Consumer spending likely edged up slightly in August after posting a big jump in July that had eased fears that the United States might be flirting with another recession.
The consensus forecast is that spending rose 0.2 percent and personal incomes gained a slight 0.1 percent in August. The new report will be released at 8:30 a.m. Eastern on Friday.
In July, spending grew 0.8 percent, the most in five months, and incomes rose 0.3 percent.
The spending gain helped give the July-September quarter a strong start after the economy slowed grew at an annual rate of just 0.9 percent in the first six months of the year.
But expectations for August have been lowered because consumer confidence and retail sales have already shown weak results for the month.
Retail sales showed no growth at all as consumers spent less on autos, clothing and furniture during the month, suggesting they had become more cautious during a month that featured wild stock market fluctuations.
Economists are looking for the economy to post slightly better growth in the second half of this year, reflecting their belief that consumers will start spending at a faster rate. Consumer spending accounts for 70 percent of economic activity.
Many analysts believe the 0.9 percent increase in overall economic growth in the first half, the slowest stretch since the recession ended, will be followed by growth of around 2 percent in the second half of the year.
While a slight uptick in growth should further ease concerns about a recession, it will do little to improve Americans' confidence since growth will be too sluggish to do much to improve unemployment, which is expected to remain stuck around 9 percent for the rest of this year.
Consumer confidence remained weak in September with the Conference Board's index registering 45.4, up only slightly from a reading of 45.2 in August, which had been the lowest level since April 2009 when the country was still mired in recession. The Conference Board index remains far below readings of 90 that indicate the economy is on solid footing.
Economists attributed the poor confidence readings to a number of worries. In August, the U.S. government's long-term debt was downgraded by credit rating agency Standard & Poor's after political wrangling delayed a vote to raise the government's debt ceiling until the 11th hour.
Worries about whether the United States might default on its debt and growing concerns about a debt crisis in Europe weighed on financial markets, sending stocks on a wild rollercoaster ride during the month.

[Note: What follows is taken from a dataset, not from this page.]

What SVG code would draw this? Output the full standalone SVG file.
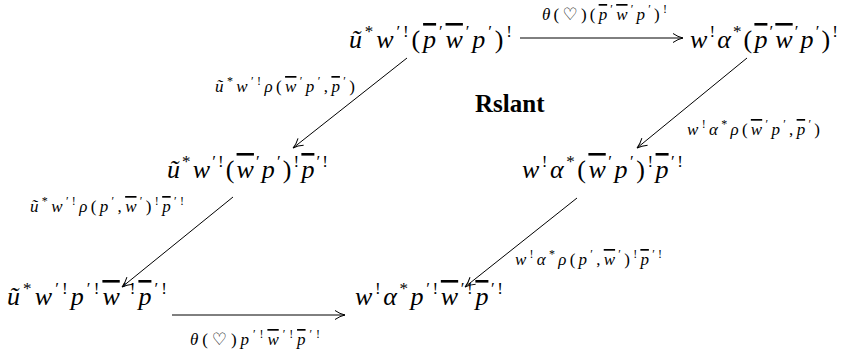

Some economic challenges have started to ease. Gasoline prices are now around $3.46 per gallon. While that is higher than last year, the price is down about 52 cents from the peak this year of $3.98 hit on May 5.
While stocks are still being buffeted by turbulent trading, investors got relief on Thursday when lawmakers in Germany, the biggest economy in Europe, approved a measure to expand the powers of a bailout fund established to bolster heavily indebted countries among the 17 nations that use the euro as a common currency.
And the Federal Reserve at a meeting last week agreed to shift $400 billion of its portfolio of Treasury securities to try to drive down long-term interest rates. It was the Fed's latest unconventional move seeking to give the economy a boost.